Nikki Haley, the U.S. ambassador to the United Nations, says the U.S. vote against a U.N. Human Rights Council resolution condemning the use of the death penalty for same-sex relations is the same one made under the Obama administration in 2014 -- but that's not quite accurate.

Haley tweeted twice about the matter Tuesday evening, in the wake of news coverage about the Friday vote on the resolution, which also condemns application of the death penalty for such things as adultery and blasphemy, along with the execution of minors and people with intellectual disabilities, and calls on nations to consider abolishing it altogether. Twenty-seven countries voted in favor of it, 13 against.

But the 2014 resolution did not include the language about same-sex relations, and the U.S. did not vote against it -- it abstained. "We cannot agree with the slant of this resolution in favor of a moratorium or abolition, nor with the generality expressed that use of the death penalty inevitably leads to violations of human rights," Keith Harper, then the U.S. ambassador to the U.N., said at the time. But because the resolution can contribute to open debate on capital punishment, "we have chosen to abstain rather than oppose this resolution, despite its flaws," he added.

Harper did say the U.S. wanted a "balanced and inclusive resolution that would better reflect the position of states that continue to apply the death penalty lawfully," the same language used by Jason Mack, a U.S. delegate to the Human Rights Council, in explaining the vote against this year's resolution.

State Department spokeswoman Heather Nauert told reporters gathered for a briefing Tuesday afternoon that the U.S. "unequivocally condemns the application of the death penalty for conduct such as homosexuality, blasphemy, adultery, and apostasy" and does not "consider such conduct appropriate for criminalization," but voted against the resolution "because of broader concerns with the resolution's approach in condemning the death penalty in all circumstances."

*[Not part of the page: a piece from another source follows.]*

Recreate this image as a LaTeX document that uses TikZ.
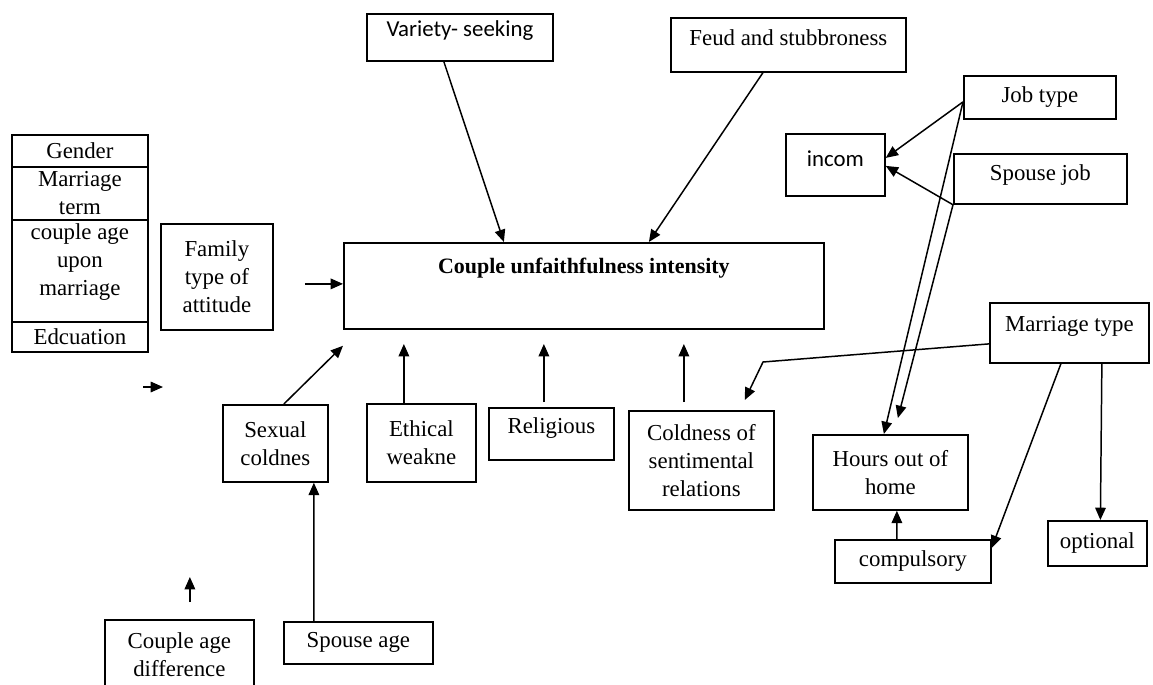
\documentclass[tikz,border=0pt]{standalone}
\usepackage{fontspec}
\setmainfont{Liberation Serif}
\newfontfamily\calibfont{Carlito}
\usetikzlibrary{arrows.meta}
\newcommand{\px}{0.02cm}

\begin{document}
\begin{tikzpicture}[
    x=0.02cm, y=-0.02cm,
    box/.style={
        rectangle,
        draw,
        line width=1pt,
        anchor=north west,
        inner sep=0pt,
        align=center,
        font=\fontsize{13}{15.9}\selectfont
    },
    wh/.style 2 args={minimum width=#1*\px, minimum height=#2*\px},
    lift/.style={text depth=#1},
    sans/.style={font=\calibfont\fontsize{13}{15.9}\selectfont},
    arr/.style={-{Triangle[length=7pt, width=6pt]}, line width=0.85pt}
]

% Frame
\path[use as bounding box] (0,0) rectangle (1153,684);
\clip (0,0) rectangle (1153,684);

% Personal factors (stacked)
\node[box, wh={136}{32}] (gender) at (11,134) {Gender};
\node[box, wh={136}{53}] (mterm) at (11,166) {Marriage\\term};
\node[box, wh={136}{102}, lift=13pt] (cage) at (11,219) {couple age\\upon\\marriage};
\node[box, wh={136}{30}] (educ) at (11,321) {Edcuation};

\node[box, wh={112}{106}] (family) at (160,223) {Family\\type of\\attitude};

% Top factors
\node[box, sans, wh={186}{47}, lift=9.5pt] (variety) at (366,13) {Variety- seeking};
\node[box, wh={235}{54}, lift=8.3pt] (feud) at (670,17) {Feud and stubbroness};

% Main box
\node[box, wh={480}{86}, lift=23pt, font=\bfseries\fontsize{12.5}{15}\selectfont] (main) at (343,242) {Couple unfaithfulness intensity};

% Bottom factors
\node[box, wh={105}{77}] (sexual) at (222,404) {Sexual\\coldnes};
\node[box, wh={109}{78}] (ethical) at (366,403) {Ethical\\weakne};
\node[box, wh={125}{52}, lift=9.3pt] (religious) at (488,407) {Religious};
\node[box, wh={145}{99}] (coldness) at (628,410) {Coldness of\\sentimental\\relations};

\node[box, wh={149}{70}] (agediff) at (104,619) {Couple age\\difference};
\node[box, wh={149}{42}] (spouseage) at (283,621) {Spouse age};

% Job and marriage factors
\node[box, wh={152}{43}] (jobtype) at (963,75) {Job type};
\node[box, sans, wh={99}{62}, lift=7.2pt] (incom) at (785,133) {incom};
\node[box, wh={173}{50}, lift=7.1pt] (spousejob) at (953,153) {Spouse job};
\node[box, wh={159}{60}, lift=10.5pt] (marriage) at (989,302) {Marriage type};
\node[box, wh={155}{75}] (hours) at (812,434) {Hours out of\\home};
\node[box, wh={156}{43}] (compulsory) at (834,539) {compulsory};
\node[box, wh={99}{45}] (optional) at (1047,520) {optional};

% Arrows into main box
\draw[arr] ([xshift=-16*\px]variety.south) -- ([xshift=-80*\px]main.north);
\draw[arr] ([xshift=-25.5*\px]feud.south) -- ([xshift=65*\px]main.north);
\draw[arr] ([xshift=31*\px, yshift=-7*\px]family.east) -- ([yshift=2*\px]main.west);
\draw[arr] ([xshift=8.5*\px]sexual.north) -- ([yshift=-16*\px]main.south west);
\draw[arr] ([xshift=-17.5*\px]ethical.north) -- ++(0,-59);
\draw[arr] ([xshift=-7.5*\px, yshift=5*\px]religious.north) -- ++(0,-58);
\draw[arr] ([xshift=-17.5*\px, yshift=8*\px]coldness.north) -- ++(0,-58);

% Stray arrow
\coordinate (strayfrom) at (143,387);
\coordinate (strayto) at (163,387);
\draw[arr] (strayfrom) -- (strayto);

% Age arrows
\draw[arr] ([xshift=-44.5*\px]spouseage.north) -- ([xshift=38.5*\px]sexual.south);
\draw[arr] ([xshift=10.5*\px, yshift=17*\px]agediff.north) -- ++(0,-25);

% Job arrows
\draw[arr] ([yshift=-4.5*\px]jobtype.west) -- ([yshift=7*\px]incom.east);
\draw[arr] (spousejob.south west) -- ([yshift=-1*\px]incom.east);
\draw[arr] ([yshift=-4.5*\px]jobtype.west) -- ([xshift=-6.5*\px]hours.north);
\draw[arr] (spousejob.south west) -- ([xshift=7.5*\px, yshift=16*\px]hours.north);

% Marriage type arrows
\coordinate (mbend) at (763,362);
\draw[arr] ([yshift=-11*\px]marriage.west) -- (mbend) -- ([xshift=-30*\px, yshift=10*\px]coldness.north east);
\draw[arr] ([xshift=-8.5*\px]marriage.south) -- ([yshift=13.5*\px]compulsory.east);
\draw[arr] ([xshift=32.5*\px]marriage.south) -- ([xshift=3*\px]optional.north);
\draw[arr] ([xshift=-16*\px]compulsory.north) -- ([xshift=6.5*\px]hours.south);

\end{tikzpicture}
\end{document}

The U.S. vote against this year's resolution was condemned by the Human Rights Campaign and was the subject of several angry tweets. Journalist Zack Ford responded to Log Cabin Republicans president Gregory T. Angelo, who cited the 2014 resolution in an interview with the Washington Blade.

Those speaking out on Twitter also included Susan Rice, a U.S. ambassador to the U.N. and national security adviser under President Obama, as well as California Lt. Gov. Gavin Newsom and celebrities such as George Takei, Jeffrey Tambor, and Mark Ruffalo.